Nope, I’m glad I’m not a fan of that team because then I don’t have to be extremely upset that Major League Baseball and the Major League Baseball Player’s Association had to meet with the Marlins’ brass to make sure they actually use the money given to the team under the revenue-sharing agreement that is in place across Major League Baseball.
As it is, I’m still upset that a professional franchise doesn’t attempt to put the best product on the field that it can. That practice cheats the fans, the players and all of the other teams in the league, while providing more money for the owner(s). With the Marlins’ practice of spending freely to build a World Series winner and then dismantling the team, it’s sort of a surprise this wasn’t brought up before.
And apparently, the Marlins aren’t the only team to receive such a reprimand.
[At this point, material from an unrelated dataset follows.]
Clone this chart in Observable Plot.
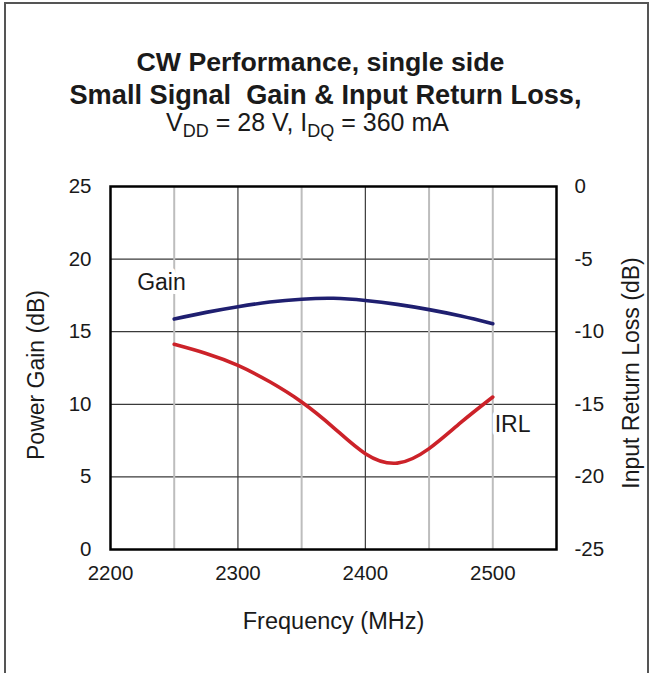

From a release by MLBPA: “In recent years, the union has had concerns that certain clubs have not lived up to this requirement, and has consulted regularly with the commissioner’s office about those concerns. The Florida Marlins are one of a number of clubs that have been discussed.”
It’s already a sport where certain teams have no chance at winning a championship from the start of the season because of financial constraints, etc. But then take into account that some teams don’t even spend the money given to them to field a more competitive team, and you have an even more failed system.
I’m somewhat surprised a release was even issued on these discussions, although not many details were released.
“In response to our concerns that revenue sharing proceeds have not been used as required, the Marlins have assured the Union and the Commissioner’s Office that they plan to use such proceeds to increase player payroll annually as they move toward the opening of their new ballpark,” said Michael Weiner, MLBPA executive director.
Of course, the Marlins said they were doing everything to field a good team, and MLB basically said no comment.
If I’m a fan of a team where this information gets out as fact, even if it was rumored before, I’d do some serious reconsideration of my season ticket package and attendance until a I saw improvement in the payroll.
And in an odd coincidence since this release, the Marlins signed pitcher Josh Johnson to a four-year, guaranteed $39 million contract. Well, at least Marlins fans might see more of these types of signings.